Problem
For this exercise, repeat all of the material verbatim apart from its images.
☆ ☆ ☆ ☆ ☆ ☆ ☆
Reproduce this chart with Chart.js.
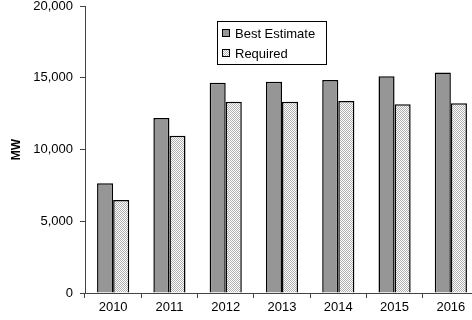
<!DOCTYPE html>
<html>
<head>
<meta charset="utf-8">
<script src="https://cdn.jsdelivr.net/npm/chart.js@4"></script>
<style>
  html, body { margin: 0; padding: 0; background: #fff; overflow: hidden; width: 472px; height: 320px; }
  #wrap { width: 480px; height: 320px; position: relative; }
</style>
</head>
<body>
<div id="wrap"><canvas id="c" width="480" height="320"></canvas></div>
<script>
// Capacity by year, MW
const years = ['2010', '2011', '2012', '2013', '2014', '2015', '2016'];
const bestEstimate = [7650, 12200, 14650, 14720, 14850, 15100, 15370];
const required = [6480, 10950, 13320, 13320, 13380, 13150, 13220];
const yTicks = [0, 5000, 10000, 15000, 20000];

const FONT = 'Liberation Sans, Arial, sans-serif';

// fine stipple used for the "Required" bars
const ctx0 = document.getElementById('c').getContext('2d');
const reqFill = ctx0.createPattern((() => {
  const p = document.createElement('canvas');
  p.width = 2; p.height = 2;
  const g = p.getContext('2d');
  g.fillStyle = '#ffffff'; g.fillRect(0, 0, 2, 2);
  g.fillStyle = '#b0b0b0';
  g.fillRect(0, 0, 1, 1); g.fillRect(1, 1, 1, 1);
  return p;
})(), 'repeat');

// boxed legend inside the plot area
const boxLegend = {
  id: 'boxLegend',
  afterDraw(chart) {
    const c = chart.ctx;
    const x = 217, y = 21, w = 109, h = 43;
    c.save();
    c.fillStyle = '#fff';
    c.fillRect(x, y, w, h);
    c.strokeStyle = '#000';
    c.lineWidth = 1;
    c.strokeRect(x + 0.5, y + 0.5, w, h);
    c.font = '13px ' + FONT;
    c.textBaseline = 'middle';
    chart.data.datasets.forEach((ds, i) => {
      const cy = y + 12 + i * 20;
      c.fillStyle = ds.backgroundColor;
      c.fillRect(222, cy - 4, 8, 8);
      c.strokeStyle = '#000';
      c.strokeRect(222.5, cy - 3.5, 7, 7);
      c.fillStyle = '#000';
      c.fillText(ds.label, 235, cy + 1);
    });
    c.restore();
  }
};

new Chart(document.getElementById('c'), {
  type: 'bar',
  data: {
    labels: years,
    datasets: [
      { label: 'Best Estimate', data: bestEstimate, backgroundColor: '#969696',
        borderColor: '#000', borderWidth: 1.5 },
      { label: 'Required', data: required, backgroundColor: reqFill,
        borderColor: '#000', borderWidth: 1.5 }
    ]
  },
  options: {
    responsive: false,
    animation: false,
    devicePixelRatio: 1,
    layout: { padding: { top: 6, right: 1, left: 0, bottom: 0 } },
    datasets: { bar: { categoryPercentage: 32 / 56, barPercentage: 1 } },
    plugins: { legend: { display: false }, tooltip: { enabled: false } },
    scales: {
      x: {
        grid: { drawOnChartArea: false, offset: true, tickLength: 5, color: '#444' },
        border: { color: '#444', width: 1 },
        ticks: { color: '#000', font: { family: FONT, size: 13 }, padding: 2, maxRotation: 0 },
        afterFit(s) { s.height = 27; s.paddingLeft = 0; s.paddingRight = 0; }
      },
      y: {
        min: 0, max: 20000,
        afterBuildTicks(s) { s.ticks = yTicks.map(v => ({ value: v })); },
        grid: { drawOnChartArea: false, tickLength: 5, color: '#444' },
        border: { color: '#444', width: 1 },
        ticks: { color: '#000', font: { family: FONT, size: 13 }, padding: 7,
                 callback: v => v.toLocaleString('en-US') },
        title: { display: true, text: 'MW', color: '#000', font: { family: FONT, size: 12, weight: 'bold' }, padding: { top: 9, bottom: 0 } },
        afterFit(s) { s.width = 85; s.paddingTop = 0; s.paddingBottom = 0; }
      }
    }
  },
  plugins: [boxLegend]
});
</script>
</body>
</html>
☆ ☆ ☆ ☆ ☆ ☆ ☆
In response
Reproduce this chart with Chart.js.
<!DOCTYPE html>
<html>
<head>
<meta charset="utf-8">
<script src="https://cdn.jsdelivr.net/npm/chart.js@4"></script>
<style>
  html, body { margin: 0; padding: 0; background: #fff; overflow: hidden; width: 472px; height: 320px; }
  #wrap { width: 480px; height: 320px; position: relative; }
</style>
</head>
<body>
<div id="wrap"><canvas id="c" width="480" height="320"></canvas></div>
<script>
// Capacity by year, MW
const years = ['2010', '2011', '2012', '2013', '2014', '2015', '2016'];
const bestEstimate = [7650, 12200, 14650, 14720, 14850, 15100, 15370];
const required = [6480, 10950, 13320, 13320, 13380, 13150, 13220];
const yTicks = [0, 5000, 10000, 15000, 20000];

const FONT = 'Liberation Sans, Arial, sans-serif';

// fine stipple used for the "Required" bars
const ctx0 = document.getElementById('c').getContext('2d');
const reqFill = ctx0.createPattern((() => {
  const p = document.createElement('canvas');
  p.width = 2; p.height = 2;
  const g = p.getContext('2d');
  g.fillStyle = '#ffffff'; g.fillRect(0, 0, 2, 2);
  g.fillStyle = '#b0b0b0';
  g.fillRect(0, 0, 1, 1); g.fillRect(1, 1, 1, 1);
  return p;
})(), 'repeat');

// boxed legend inside the plot area
const boxLegend = {
  id: 'boxLegend',
  afterDraw(chart) {
    const c = chart.ctx;
    const x = 217, y = 21, w = 109, h = 43;
    c.save();
    c.fillStyle = '#fff';
    c.fillRect(x, y, w, h);
    c.strokeStyle = '#000';
    c.lineWidth = 1;
    c.strokeRect(x + 0.5, y + 0.5, w, h);
    c.font = '13px ' + FONT;
    c.textBaseline = 'middle';
    chart.data.datasets.forEach((ds, i) => {
      const cy = y + 12 + i * 20;
      c.fillStyle = ds.backgroundColor;
      c.fillRect(222, cy - 4, 8, 8);
      c.strokeStyle = '#000';
      c.strokeRect(222.5, cy - 3.5, 7, 7);
      c.fillStyle = '#000';
      c.fillText(ds.label, 235, cy + 1);
    });
    c.restore();
  }
};

new Chart(document.getElementById('c'), {
  type: 'bar',
  data: {
    labels: years,
    datasets: [
      { label: 'Best Estimate', data: bestEstimate, backgroundColor: '#969696',
        borderColor: '#000', borderWidth: 1.5 },
      { label: 'Required', data: required, backgroundColor: reqFill,
        borderColor: '#000', borderWidth: 1.5 }
    ]
  },
  options: {
    responsive: false,
    animation: false,
    devicePixelRatio: 1,
    layout: { padding: { top: 6, right: 1, left: 0, bottom: 0 } },
    datasets: { bar: { categoryPercentage: 32 / 56, barPercentage: 1 } },
    plugins: { legend: { display: false }, tooltip: { enabled: false } },
    scales: {
      x: {
        grid: { drawOnChartArea: false, offset: true, tickLength: 5, color: '#444' },
        border: { color: '#444', width: 1 },
        ticks: { color: '#000', font: { family: FONT, size: 13 }, padding: 2, maxRotation: 0 },
        afterFit(s) { s.height = 27; s.paddingLeft = 0; s.paddingRight = 0; }
      },
      y: {
        min: 0, max: 20000,
        afterBuildTicks(s) { s.ticks = yTicks.map(v => ({ value: v })); },
        grid: { drawOnChartArea: false, tickLength: 5, color: '#444' },
        border: { color: '#444', width: 1 },
        ticks: { color: '#000', font: { family: FONT, size: 13 }, padding: 7,
                 callback: v => v.toLocaleString('en-US') },
        title: { display: true, text: 'MW', color: '#000', font: { family: FONT, size: 12, weight: 'bold' }, padding: { top: 9, bottom: 0 } },
        afterFit(s) { s.width = 85; s.paddingTop = 0; s.paddingBottom = 0; }
      }
    }
  },
  plugins: [boxLegend]
});
</script>
</body>
</html>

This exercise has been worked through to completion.